(EXERCISE AIM) Looking at the listing, state how many of its lines contain the string "this". Write only the number.

(DATA LISTING)

Begin

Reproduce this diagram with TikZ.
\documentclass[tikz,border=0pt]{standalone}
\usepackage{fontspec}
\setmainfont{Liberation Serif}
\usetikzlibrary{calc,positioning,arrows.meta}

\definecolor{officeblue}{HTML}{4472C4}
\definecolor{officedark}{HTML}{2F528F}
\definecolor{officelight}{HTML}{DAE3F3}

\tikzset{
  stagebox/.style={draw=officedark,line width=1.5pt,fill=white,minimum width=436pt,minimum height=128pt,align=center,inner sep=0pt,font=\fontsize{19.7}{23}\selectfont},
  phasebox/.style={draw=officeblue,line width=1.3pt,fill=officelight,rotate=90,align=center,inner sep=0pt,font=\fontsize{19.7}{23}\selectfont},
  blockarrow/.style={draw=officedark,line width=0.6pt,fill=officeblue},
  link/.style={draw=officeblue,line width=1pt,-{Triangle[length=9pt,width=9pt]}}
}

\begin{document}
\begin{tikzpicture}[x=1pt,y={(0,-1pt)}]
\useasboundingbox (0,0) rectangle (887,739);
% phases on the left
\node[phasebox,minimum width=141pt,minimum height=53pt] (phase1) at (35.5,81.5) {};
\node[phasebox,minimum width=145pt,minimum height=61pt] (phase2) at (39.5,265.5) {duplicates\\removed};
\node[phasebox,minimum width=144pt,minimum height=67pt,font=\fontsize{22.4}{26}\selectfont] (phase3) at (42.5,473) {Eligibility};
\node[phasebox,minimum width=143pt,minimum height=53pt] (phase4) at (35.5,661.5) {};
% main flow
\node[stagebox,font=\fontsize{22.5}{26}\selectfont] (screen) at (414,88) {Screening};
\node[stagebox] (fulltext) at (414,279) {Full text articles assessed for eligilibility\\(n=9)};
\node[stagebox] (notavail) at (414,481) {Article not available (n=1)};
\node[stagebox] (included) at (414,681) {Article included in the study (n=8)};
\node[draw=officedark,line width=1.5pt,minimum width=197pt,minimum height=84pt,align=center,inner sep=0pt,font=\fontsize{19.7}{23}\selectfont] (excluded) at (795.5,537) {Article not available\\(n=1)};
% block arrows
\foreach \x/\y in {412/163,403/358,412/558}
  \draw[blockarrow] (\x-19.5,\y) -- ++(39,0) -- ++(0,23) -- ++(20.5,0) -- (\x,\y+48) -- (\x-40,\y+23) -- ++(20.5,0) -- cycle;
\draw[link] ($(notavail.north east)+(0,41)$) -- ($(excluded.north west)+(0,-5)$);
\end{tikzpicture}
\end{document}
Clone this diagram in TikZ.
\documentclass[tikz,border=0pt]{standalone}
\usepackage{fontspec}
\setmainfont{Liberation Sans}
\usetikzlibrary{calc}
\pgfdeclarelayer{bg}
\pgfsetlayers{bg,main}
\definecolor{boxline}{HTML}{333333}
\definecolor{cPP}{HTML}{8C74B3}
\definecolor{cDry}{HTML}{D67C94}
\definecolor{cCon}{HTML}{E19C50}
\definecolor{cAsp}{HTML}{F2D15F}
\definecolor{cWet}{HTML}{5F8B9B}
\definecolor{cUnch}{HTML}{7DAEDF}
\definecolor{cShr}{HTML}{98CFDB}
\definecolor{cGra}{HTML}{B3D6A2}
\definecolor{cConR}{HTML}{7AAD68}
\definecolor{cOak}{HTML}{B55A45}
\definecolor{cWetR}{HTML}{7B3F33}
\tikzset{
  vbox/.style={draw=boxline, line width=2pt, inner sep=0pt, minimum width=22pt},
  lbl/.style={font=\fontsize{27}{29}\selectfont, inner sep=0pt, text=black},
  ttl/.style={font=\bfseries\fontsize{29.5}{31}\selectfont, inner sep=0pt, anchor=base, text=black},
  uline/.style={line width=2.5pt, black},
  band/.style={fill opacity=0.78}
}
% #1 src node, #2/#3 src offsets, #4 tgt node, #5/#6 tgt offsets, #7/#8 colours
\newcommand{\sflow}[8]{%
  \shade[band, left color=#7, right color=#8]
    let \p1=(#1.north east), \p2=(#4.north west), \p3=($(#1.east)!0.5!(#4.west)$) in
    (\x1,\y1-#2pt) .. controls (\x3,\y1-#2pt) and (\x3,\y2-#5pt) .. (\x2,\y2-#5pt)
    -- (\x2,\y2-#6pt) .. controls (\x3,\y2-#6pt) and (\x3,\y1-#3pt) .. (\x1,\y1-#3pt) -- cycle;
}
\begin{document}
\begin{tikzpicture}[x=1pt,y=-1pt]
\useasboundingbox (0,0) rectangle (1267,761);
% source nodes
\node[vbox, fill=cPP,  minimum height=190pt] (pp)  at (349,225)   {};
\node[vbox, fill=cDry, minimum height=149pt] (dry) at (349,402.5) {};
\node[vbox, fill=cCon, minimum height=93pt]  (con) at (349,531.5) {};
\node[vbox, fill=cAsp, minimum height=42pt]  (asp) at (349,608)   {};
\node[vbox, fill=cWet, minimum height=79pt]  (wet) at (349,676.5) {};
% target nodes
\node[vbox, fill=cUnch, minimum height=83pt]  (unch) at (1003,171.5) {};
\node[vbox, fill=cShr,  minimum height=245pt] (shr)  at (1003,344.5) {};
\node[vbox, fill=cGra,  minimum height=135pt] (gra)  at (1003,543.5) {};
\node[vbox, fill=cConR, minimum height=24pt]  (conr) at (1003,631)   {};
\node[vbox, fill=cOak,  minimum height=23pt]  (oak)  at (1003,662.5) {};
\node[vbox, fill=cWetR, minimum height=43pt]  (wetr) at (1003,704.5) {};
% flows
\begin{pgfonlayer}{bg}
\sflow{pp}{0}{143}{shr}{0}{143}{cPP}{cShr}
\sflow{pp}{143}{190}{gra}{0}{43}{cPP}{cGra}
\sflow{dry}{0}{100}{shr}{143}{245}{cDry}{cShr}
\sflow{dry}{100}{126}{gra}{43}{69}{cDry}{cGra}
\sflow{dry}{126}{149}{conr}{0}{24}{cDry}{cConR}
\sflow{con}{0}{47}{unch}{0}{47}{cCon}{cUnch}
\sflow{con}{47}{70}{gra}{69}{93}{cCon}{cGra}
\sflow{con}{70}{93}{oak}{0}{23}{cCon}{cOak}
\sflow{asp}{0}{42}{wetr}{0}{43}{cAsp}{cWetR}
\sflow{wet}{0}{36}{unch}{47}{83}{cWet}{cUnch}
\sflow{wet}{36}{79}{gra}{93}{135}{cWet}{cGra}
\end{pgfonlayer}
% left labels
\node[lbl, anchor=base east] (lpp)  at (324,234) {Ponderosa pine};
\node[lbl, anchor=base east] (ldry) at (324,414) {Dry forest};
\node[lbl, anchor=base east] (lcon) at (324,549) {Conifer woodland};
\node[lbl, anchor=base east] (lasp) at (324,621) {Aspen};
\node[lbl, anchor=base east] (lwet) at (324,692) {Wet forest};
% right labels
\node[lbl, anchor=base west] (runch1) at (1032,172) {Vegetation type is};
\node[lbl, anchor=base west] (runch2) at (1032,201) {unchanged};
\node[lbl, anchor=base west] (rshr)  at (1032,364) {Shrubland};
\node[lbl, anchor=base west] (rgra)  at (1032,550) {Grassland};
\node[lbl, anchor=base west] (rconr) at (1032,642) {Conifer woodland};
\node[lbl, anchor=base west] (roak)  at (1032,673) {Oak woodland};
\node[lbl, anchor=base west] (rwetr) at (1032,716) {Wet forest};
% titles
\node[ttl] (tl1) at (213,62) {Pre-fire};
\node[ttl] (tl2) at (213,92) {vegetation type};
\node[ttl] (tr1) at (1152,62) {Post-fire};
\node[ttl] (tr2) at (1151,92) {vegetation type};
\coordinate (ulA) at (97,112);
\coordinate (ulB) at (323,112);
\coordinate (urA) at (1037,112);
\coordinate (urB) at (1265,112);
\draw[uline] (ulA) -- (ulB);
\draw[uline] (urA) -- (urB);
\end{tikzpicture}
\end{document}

End

(FULL SOLUTION) 2